A. She told me it was water.



. . . .



Q. (BY MR. GIBSON) You're aware that there was a witness. Her name is Theresa Doyle.



A. Right.



Q. Ms. Doyle came to you after the incident, after Ms. Cortina fell and was injured and told you that she was there when it happened, correct?



A. Right.



Q. Ms. Doyle told you that there was a wet substance on the floor where she fell, correct?



A. Correct.



Q. She did not tell you that it was a liquid laundry detergent, did she?



MS. CHELVAM: Objection; form.



A. I don't recall. She didn't say nothing.



Q. (BY MR. GIBSON) What did she say about what was on the floor before Ms. Cortina fell?



MS. CHELVAM: Objection; form



A. She didn't tell me what it was. Yeah.



Q. (BY MR. GIBSON) What did she say she thought it was?



A. We never discussed that. We were trying the [sic] help Ms. Cortina.



Q. Is it your testimony, sir, that Ms. Doyle never told you or discussed with you what was on the floor and what caused Ms. Cortina to slip and fall that day?



A. I don't - I don't believe so. Yeah. No, I don't think so.



Q. You don't think so, or you're positive?



A. I'm positive that she didn't tell me that.



Q. You didn't discuss whatsoever what she saw on the floor -



A. No.



Q. - before Ms. Cortina was injured?



MS. CHELVAM: Objection; form.



Q (BY MR. GIBSON) Is that correct? "Yes" or "no"?



A. No.



Q. You understand you're under oath?



A. Yes.



Q. And if - if Ms. Doyle says otherwise, are you going to dispute that?



A. Yes.



Q. So, basically, if she says otherwise, then she would not be telling the truth?



MS. CHELVAM: Objection; form.



A. Correct.



Seprian consistently testified that Doyle did not report seeing liquid on the floor until after Cortina fell. The record shows Seprian understood the first question as inquiring whether Doyle noticed liquid prior to Cortina's fall. Seprian's testimony, including his response to the first question, was that Doyle reported that she noticed liquid on the floor before the accident, but Doyle did not report that to Seprian until after the accident.

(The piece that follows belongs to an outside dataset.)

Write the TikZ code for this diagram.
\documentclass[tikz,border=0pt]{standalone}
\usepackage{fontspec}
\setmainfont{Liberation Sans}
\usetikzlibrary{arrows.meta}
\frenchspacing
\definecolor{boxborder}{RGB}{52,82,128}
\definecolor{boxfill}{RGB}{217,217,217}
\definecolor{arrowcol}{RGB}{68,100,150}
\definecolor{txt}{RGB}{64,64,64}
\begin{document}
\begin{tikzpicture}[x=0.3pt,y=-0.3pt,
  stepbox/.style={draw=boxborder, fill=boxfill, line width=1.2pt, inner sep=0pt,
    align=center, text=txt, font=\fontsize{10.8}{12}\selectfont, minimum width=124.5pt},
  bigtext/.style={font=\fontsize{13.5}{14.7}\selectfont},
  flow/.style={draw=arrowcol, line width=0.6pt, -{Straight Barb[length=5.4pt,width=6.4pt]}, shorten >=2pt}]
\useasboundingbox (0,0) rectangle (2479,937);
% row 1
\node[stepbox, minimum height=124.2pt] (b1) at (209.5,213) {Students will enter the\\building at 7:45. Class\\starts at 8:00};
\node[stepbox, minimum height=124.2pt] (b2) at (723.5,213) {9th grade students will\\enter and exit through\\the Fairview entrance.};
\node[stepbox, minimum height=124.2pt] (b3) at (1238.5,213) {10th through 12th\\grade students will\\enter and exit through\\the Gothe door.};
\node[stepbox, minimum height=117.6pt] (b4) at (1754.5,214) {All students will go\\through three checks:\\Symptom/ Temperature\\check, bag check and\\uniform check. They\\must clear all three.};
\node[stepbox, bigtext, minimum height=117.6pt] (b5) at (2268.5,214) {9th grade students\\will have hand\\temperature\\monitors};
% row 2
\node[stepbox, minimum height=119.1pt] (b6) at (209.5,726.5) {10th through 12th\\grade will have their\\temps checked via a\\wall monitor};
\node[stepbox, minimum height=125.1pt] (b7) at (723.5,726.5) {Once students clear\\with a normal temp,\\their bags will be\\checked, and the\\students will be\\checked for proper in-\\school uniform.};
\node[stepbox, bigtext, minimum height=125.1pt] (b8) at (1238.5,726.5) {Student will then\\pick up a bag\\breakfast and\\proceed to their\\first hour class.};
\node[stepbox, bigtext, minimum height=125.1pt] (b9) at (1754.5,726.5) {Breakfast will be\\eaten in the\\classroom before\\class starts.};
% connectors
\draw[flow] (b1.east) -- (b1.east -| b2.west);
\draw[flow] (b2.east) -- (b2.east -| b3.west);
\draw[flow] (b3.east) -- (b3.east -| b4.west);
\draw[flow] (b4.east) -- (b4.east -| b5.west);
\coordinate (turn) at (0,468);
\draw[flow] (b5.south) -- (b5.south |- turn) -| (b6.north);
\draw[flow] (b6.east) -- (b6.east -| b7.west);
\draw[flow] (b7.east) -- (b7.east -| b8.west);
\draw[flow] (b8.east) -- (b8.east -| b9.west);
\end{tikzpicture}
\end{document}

Moreover, Cortina's attorney seems to have given his question the same meaning that Seprian did. Immediately after Seprian answered in the affirmative, Cortina's attorney asked, "[Y]ou're also aware that [Doyle] indicated to you that she reported that wet spot on the floor prior to Ms. Cortina being injured?" By asking if Seprian was "also aware," Cortina's attorney indicated that this question was different from the previous question. In other words, the record shows Cortina's attorney understood the first question to ask whether Doyle saw the liquid on the floor prior to Cortina's fall, and the second question to ask whether Doyle reported the liquid prior to Cortina's fall. Seprian answered the second question in the negative.

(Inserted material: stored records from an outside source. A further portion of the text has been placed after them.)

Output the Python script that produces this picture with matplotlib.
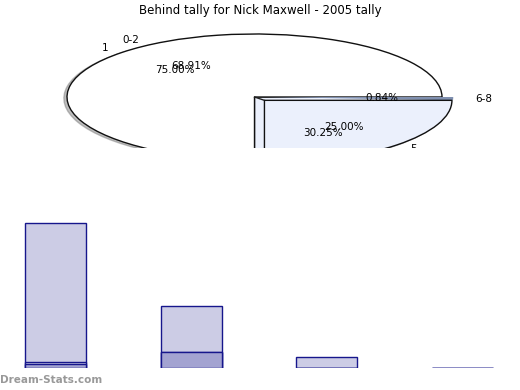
import numpy as np
import matplotlib
matplotlib.use('Agg')
import matplotlib.pyplot as plt

# pie data (two tallies drawn on the same pie)
pie_a_labels = ['1', '5']
pie_a_values = [75.00, 25.00]
pie_b_labels = ['0-2', '3-5', '6-8']
pie_b_values = [68.91, 30.25, 0.84]

# bar data (overlaid series, heights from the bottom)
bar_cats = ['0-2', '3-5', '6-8', '9+']
bar_total = [144, 62, 11, 0]
bar_mid = [6, 16, 0, 0]
bar_low = [4, 16, 0, 0]

title = 'Behind tally for Nick Maxwell - 2005 tally'

W, H = 520, 390
fig = plt.figure(figsize=(W / 100, H / 100), dpi=100)

# ---- pie panel (ellipse, clipped at the bottom) ----
cx, cy, rx, ry = 254.5, 97, 187.5, 63
top, bot = 22, 148
axp = fig.add_axes([0, (H - bot) / H, 1, (bot - top) / H])
explode_a = [0, 0.075]

# back copy of the exploded slice (gives the depth face)
back, _ = axp.pie(pie_a_values, colors=['none', '#EBF0FC'], startangle=0,
                  wedgeprops={'edgecolor': '#222222', 'linewidth': 1.0})
back[0].set_visible(False)

wedges, texts, autotexts = axp.pie(
    pie_a_values, labels=pie_a_labels, colors=['white', '#EBF0FC'],
    explode=explode_a, startangle=0, autopct='%.2f%%',
    shadow={'ox': -0.012, 'oy': -0.015, 'shade': 0.5},
    wedgeprops={'edgecolor': '#111111', 'linewidth': 1.0},
    textprops={'fontsize': 7.5})
wedges[0].set_zorder(1)
wedges[1].set_zorder(3)

# connect back and front corners of the exploded slice
mid = np.deg2rad(360 * (pie_a_values[0] + pie_a_values[1] / 2) / sum(pie_a_values))
axp.plot([0, explode_a[1] * np.cos(mid)], [0, explode_a[1] * np.sin(mid)],
         color='#222222', lw=1.0, zorder=2)

# second tally: only the thin slice shows, the rest is hidden
wb, tb, ab = axp.pie(pie_b_values, labels=pie_b_labels, explode=[0, 0.08, 0.08],
                     startangle=0, autopct='%.2f%%',
                     colors=['none', 'none', '#8090B0'],
                     wedgeprops={'linewidth': 0},
                     textprops={'fontsize': 7.5})
wb[2].set_center((0.06, 0))

# pie() turns clipping off; the reference cuts the pie at the panel bottom
for p in axp.patches:
    p.set_clip_on(True)
for t in tb + ab + texts + autotexts:
    t.set_zorder(5)
    t.set_clip_box(axp.bbox)
    t.set_clip_on(True)

axp.set_aspect('auto')
axp.set_xlim(-cx / rx, (W - cx) / rx)
axp.set_ylim(-(bot - cy) / ry, (cy - top) / ry)
axp.axis('off')

fig.text(0.5, 1 - 10.5 / H, title, ha='center', va='center', fontsize=8.5)

# ---- bar panel ----
step = 135.67
x0 = 55.5
axb = fig.add_axes([(x0 - 0.3 * step) / W, 22 / H, 3.6 * step / W, 150 / H])
x = np.arange(len(bar_cats))
bw = 61 / step
edge = '#16168C'
axb.bar(x, bar_total, width=bw, color='#CCCCE5', edgecolor=edge, linewidth=1.0)
axb.bar(x, bar_mid, width=bw, color='#CCCCE5', edgecolor=edge, linewidth=1.0)
axb.bar(x, bar_low, width=bw, color='#A3A3D1', edgecolor=edge, linewidth=1.0)
axb.set_xlim(-0.3, 3.3)
axb.set_ylim(-0.5, 149.5)
axb.axis('off')

fig.text(0, (H - 380) / H, 'Dream-Stats.com', ha='left', va='center',
         fontsize=7.5, color='#999999', fontweight='bold')

fig.savefig('out.png', dpi=100)
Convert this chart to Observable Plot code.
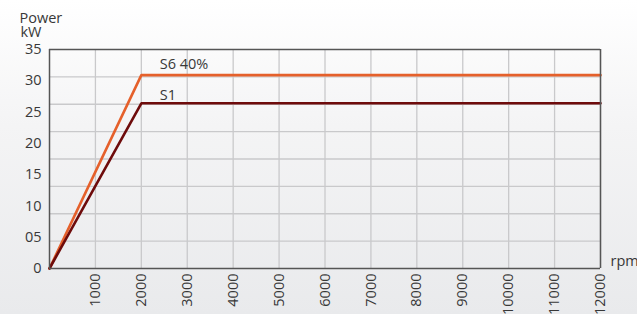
<!DOCTYPE html>
<html>
<head>
<meta charset="utf-8">
<script src="https://cdn.jsdelivr.net/npm/d3@7"></script>
<script src="https://cdn.jsdelivr.net/npm/@observablehq/plot@0.6"></script>
<style>
  html, body { margin: 0; padding: 0; }
  body { width: 637px; height: 314px; overflow: hidden;
         background: linear-gradient(to bottom, #ffffff 0%, #f4f4f5 40%, #e9eaec 100%); }
  svg { display: block; }
</style>
</head>
<body>
<div id="chart"></div>
<script>
// Data
const rpm = [0, 2000, 12000];
const s1 = [0, 26.4, 26.4];        // S1 (continuous)
const s6 = [0, 30.9, 30.9];        // S6 40%
const seriesNames = ["S6 40%", "S1"];
const seriesColors = ["#e5602b", "#6e0b0b"];
const xTicks = [1000, 2000, 3000, 4000, 5000, 6000, 7000, 8000, 9000, 10000, 11000, 12000];
const yTicks = [0, 5, 10, 15, 20, 25, 30, 35];
const yTickLabels = ["0", "05", "10", "15", "20", "25", "30", "35"];
const yGrid = [1, 2, 3, 4, 5, 6, 7].map(i => i * 35 / 8);
const xDomain = [0, 12000];
const yDomain = [0, 35];

const rows = [];
rpm.forEach((r, i) => rows.push({series: "S6 40%", rpm: r, kw: s6[i]}));
rpm.forEach((r, i) => rows.push({series: "S1", rpm: r, kw: s1[i]}));
const labels = [
  {series: "S6 40%", rpm: 2400, kw: s6[1]},
  {series: "S1", rpm: 2400, kw: s1[1]}
];

const font = "'Open Sans', 'Noto Sans', sans-serif";
const textColor = "#383838";

const chart = Plot.plot({
  width: 637,
  height: 314,
  marginLeft: 49,
  marginRight: 37,
  marginTop: 49,
  marginBottom: 46,
  style: {background: "transparent", fontFamily: font, fontSize: "14.5px", color: textColor},
  x: {domain: xDomain},
  y: {domain: yDomain},
  color: {domain: seriesNames, range: seriesColors},
  marks: [
    Plot.ruleX(xTicks, {stroke: "#c9c9cb", strokeWidth: 1.3, strokeOpacity: 1}),
    Plot.ruleY(yGrid, {stroke: "#c9c9cb", strokeWidth: 1.3, strokeOpacity: 1}),
    Plot.line(rows, {x: "rpm", y: "kw", z: "series", stroke: "series", strokeWidth: 2.6, strokeLinejoin: "miter"}),
    Plot.ruleX([xDomain[0], xDomain[1]], {stroke: "#555", strokeWidth: 1.5}),
    Plot.ruleY([yDomain[0], yDomain[1]], {stroke: "#555", strokeWidth: 1.5}),
    Plot.axisY({ticks: yTicks, tickSize: 0, tickPadding: 8, label: null,
      tickFormat: (d) => yTickLabels[yTicks.indexOf(d)], fontSize: 14.5, fill: textColor}),
    Plot.axisX({ticks: xTicks, tickSize: 0, tickPadding: 5, tickRotate: -90, label: null,
      tickFormat: (d) => String(d), fontSize: 14.5, fill: textColor}),
    Plot.text(labels.filter(d => d.series === "S6 40%"), {x: "rpm", y: "kw", text: "series", dy: -11, textAnchor: "start", fill: textColor, fontSize: 14.5}),
    Plot.text(labels.filter(d => d.series === "S1"), {x: "rpm", y: "kw", text: "series", dy: -8, textAnchor: "start", fill: textColor, fontSize: 14.5}),
    Plot.text(["Power"], {frameAnchor: "top-left", text: d => d, dx: -30, dy: -31.5, lineAnchor: "middle", textAnchor: "start", fill: textColor, fontSize: 14.5}),
    Plot.text(["kW"], {frameAnchor: "top-left", text: d => d, dx: -29, dy: -17, lineAnchor: "middle", textAnchor: "start", fill: textColor, fontSize: 14.5}),
    Plot.text(["rpm"], {frameAnchor: "bottom-right", text: d => d, dx: 10, dy: -7, lineAnchor: "middle", textAnchor: "start", fill: textColor, fontSize: 14.5})
  ]
});
document.getElementById("chart").appendChild(chart);
</script>
</body>
</html>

We conclude that Seprian's answer to one ambiguous question provides less than a scintilla of evidence to create a fact issue on actual knowledge. See id. at 475. We hold that Cortina failed to raise a genuine issue of material fact on constructive notice or actual knowledge, which is a required element of a premises liability claim. See Gonzalez, 968 S.W.2d at 936. We overrule Cortina's sole issue.

Conclusion

We affirm the judgment of the trial court.



Elsa Alcala

Justice



Panel consists of Chief Justice Radack and Justices Alcala and Hanks.